Linux is a tool.
Ok, the talk lately of cute likening of Linux to other areas and items is interesting but still not getting through to many folks.
Here's the guts of it. Linux is, not is like, but IS, a tool.
It is an Operating System, a group of files and code that are packaged together to allow human users to interact with other devices connected together through the computer.
It is a part of what makes a computer work, it is a part of a computer.
Like any part of a computer, there are various groups, commercial and otherwise, who manufacture, package and otherwise provide various pieces of a computer.
Many people would like to separate software from hardware in identifying a computer, but the reality is that it is a combination of software and hardware that makes a fully functioning computer, one cannot really work without the other.
Take any other part of the computer. Any part. and see how many different vendors and manufacturers there are of that part.
Monitors, Hard disks, video cards, keyboards, power supplies, fans, heat sinks, mice, batteries, ethernet cards, memory cards, soundcards, the litany goes on and on.
There are multiple manufacturers and providers of each and every part of a computer. software is the same.
How many wordprocessing programs are available? Spreadsheets, games, graphics apps, backup programs, name it, there are a number of them and all are available in the same market.
People and businesses somehow find a way to to choose which items and parts for their computers they will use. Sometimes, they let others who they feel "know better" choose for them.
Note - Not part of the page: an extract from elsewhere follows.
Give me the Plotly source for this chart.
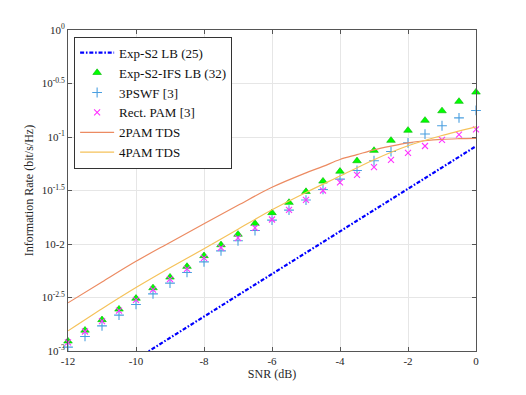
import plotly.graph_objects as go

# SNR grid for the marker series (dB)
snr_pts = [-12, -11.5, -11, -10.5, -10, -9.5, -9, -8.5, -8, -7.5, -7, -6.5, -6,
           -5.5, -5, -4.5, -4, -3.5, -3, -2.5, -2, -1.5, -1, -0.5, 0]

ifs_lb = [0.001236, 0.001563, 0.001959, 0.002460, 0.003105, 0.003890, 0.004898,
          0.006166, 0.007762, 0.009817, 0.01230, 0.01556, 0.01959, 0.02443,
          0.03090, 0.03864, 0.04775, 0.05984, 0.07482, 0.09290, 0.1153, 0.1429,
          0.1754, 0.2148, 0.2624]

pswf3 = [0.001086, 0.001368, 0.001718, 0.002163, 0.002723, 0.003420, 0.004305,
         0.005420, 0.006808, 0.008630, 0.01072, 0.01337, 0.01671, 0.02075,
         0.02576, 0.03236, 0.04036, 0.04864, 0.05998, 0.07311, 0.08831, 0.1066,
         0.1274, 0.1510, 0.1770]

rect_pam = [0.001202, 0.001521, 0.001901, 0.002388, 0.002999, 0.003741, 0.004688,
            0.005861, 0.007430, 0.009268, 0.01143, 0.01416, 0.01694, 0.02089,
            0.02588, 0.03162, 0.03758, 0.04416, 0.05224, 0.06124, 0.07112, 0.08241,
            0.09419, 0.1054, 0.1178]

# 2PAM TDS curve (denser where it bends)
snr_2pam = [-12, -11, -10, -9, -8, -7, -6, -5, -4.5, -4, -3.5, -3, -2.5, -2,
            -1.5, -1, -0.5, 0]
pam2_tds = [0.002818, 0.004416, 0.006887, 0.01035, 0.01549, 0.02301, 0.03388,
            0.04624, 0.05309, 0.06166, 0.06839, 0.07586, 0.08222, 0.08810,
            0.09226, 0.09506, 0.09638, 0.09705]

# 4PAM TDS curve
snr_4pam = [-12, -11, -10, -9, -8, -7, -6, -5, -4, -3, -2, -1, 0]
pam4_tds = [0.001542, 0.002483, 0.003917, 0.005998, 0.009016, 0.01374, 0.02089,
            0.03034, 0.04315, 0.06138, 0.08279, 0.1033, 0.1245]

# Exp-S2 lower bound
snr_lb = [-10, -8, -6, -4, -2, 0]
exp_s2_lb = [0.000839, 0.002099, 0.005248, 0.01312, 0.03281, 0.08204]

x_ticks = [-12, -10, -8, -6, -4, -2, 0]
x_ticktext = ["-12", "-10", "-8", "-6", "-4", "-2", "0"]
y_tickvals = [1e-3, 10 ** -2.5, 1e-2, 10 ** -1.5, 1e-1, 10 ** -0.5, 1]
y_ticktext = ["10<sup>-3</sup>", "10<sup>-2.5</sup>", "10-2", "10<sup>-1.5</sup>",
              "10<sup>-1</sup>", "10<sup>-0.5</sup>", "10<sup>0</sup>"]

FONT = "Liberation Serif"
TXT = "#262626"

fig = go.Figure()

fig.add_trace(go.Scatter(
    x=snr_lb, y=exp_s2_lb, mode="lines", name="Exp-S2 LB (25)",
    line=dict(color="#0000ff", width=2.2, dash="4px,1.8px,1.6px,1.8px"),
))
fig.add_trace(go.Scatter(
    x=snr_pts, y=ifs_lb, mode="markers", name="Exp-S2-IFS LB (32)",
    marker=dict(symbol="triangle-up", size=7.5, color="#00ff00",
                line=dict(color="#00b400", width=0.6)),
    cliponaxis=False,
))
fig.add_trace(go.Scatter(
    x=snr_pts, y=pswf3, mode="markers", name="3PSWF [3]",
    marker=dict(symbol="cross-thin-open", size=7, color="#4a9fe0",
                line=dict(color="#4a9fe0", width=1.1)),
    cliponaxis=False,
))
fig.add_trace(go.Scatter(
    x=snr_pts, y=rect_pam, mode="markers", name="Rect. PAM [3]",
    marker=dict(symbol="x-thin-open", size=6, color="#ff33ff",
                line=dict(color="#ff33ff", width=1.1)),
    cliponaxis=False,
))
fig.add_trace(go.Scatter(
    x=snr_2pam, y=pam2_tds, mode="lines", name="2PAM TDS",
    line=dict(color="#ec8b62", width=1.2, shape="spline", smoothing=1.0),
))
fig.add_trace(go.Scatter(
    x=snr_4pam, y=pam4_tds, mode="lines", name="4PAM TDS",
    line=dict(color="#f5c25a", width=1.2, shape="spline", smoothing=0.8),
))

axis_common = dict(
    showline=True, linecolor="#555555", linewidth=1, mirror="allticks",
    ticks="inside", ticklen=4, tickcolor="#555555",
    showgrid=True, gridcolor="#e6e6e6", gridwidth=1,
    zeroline=False, tickfont=dict(family=FONT, size=11, color=TXT),
)

fig.update_xaxes(
    range=[-12, 0], tickvals=x_ticks, ticktext=x_ticktext,
    title=dict(text="SNR (dB)", font=dict(family=FONT, size=12, color=TXT),
               standoff=3),
    **axis_common,
)
fig.update_yaxes(
    type="log", range=[-3, 0], tickvals=y_tickvals, ticktext=y_ticktext,
    title=dict(text="Information Rate (bit/s/Hz)",
               font=dict(family=FONT, size=12, color=TXT), standoff=5),
    **axis_common,
)

fig.update_layout(
    width=526, height=395,
    margin=dict(l=60, r=58, t=22, b=52),
    paper_bgcolor="white", plot_bgcolor="white",
    font=dict(family=FONT, size=12, color=TXT),
    legend=dict(
        x=0.015, y=0.979, xanchor="left", yanchor="top",
        bgcolor="white", bordercolor="#333333", borderwidth=1,
        font=dict(family=FONT, size=13, color="#111111"),
        tracegroupgap=0, itemwidth=34,
    ),
    showlegend=True,
)

fig.write_html("out.html")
But that doesn't change that there are several for whoever is choosing to choose from.
The amazing thing is, with all these choices and manufacturers and providers of all the various and sundry computer parts, business goes on. Whole enterprises manage to make choices and implement them.
As a matter of fact, one could consider Linux to be one of the greatest examples of a free market. people come to 'market' with their version, perhaps to sell, sometimes just to show their abilities, but the people who are looking for a distro wander through the marketplace, going from cart to cart, booth to booth looking at and stopping at those that catch their eye.
Some vendors fare better than others, Some vendors get no serious attention and those often never come back to the marketplace. Some of them might not get their own distro to 'sell' but end up joining with another vendor, adding his unique ideas to the other.
Is this a realistic situation? of course it is. market places as I just described are plentiful in all parts of the world. in some places along the coast, you will find as many as 30 fish sellers. All are selling fish, but different kinds of fish, prepared differently. Incredibly, people manage to find something they like and survive.
The business world and the rest of the world is a marketplace for anything someone might want to put out there. just because a few people don't like going to the marketplace doesn't mean there is necessarily wrong with the market, it works fine for the majority of the people the majority of the time.
So the next time someone tries to tell you that the Linux approach of presenting a large number of distributions isn't good for the business sense of Linux, they apparently haven't been to a marketplace in a long time.
By the way, before they try to pull the "big city" argument out there, remind them that the big city relies on the marketplace practice as well. Ever heard of Wall Street?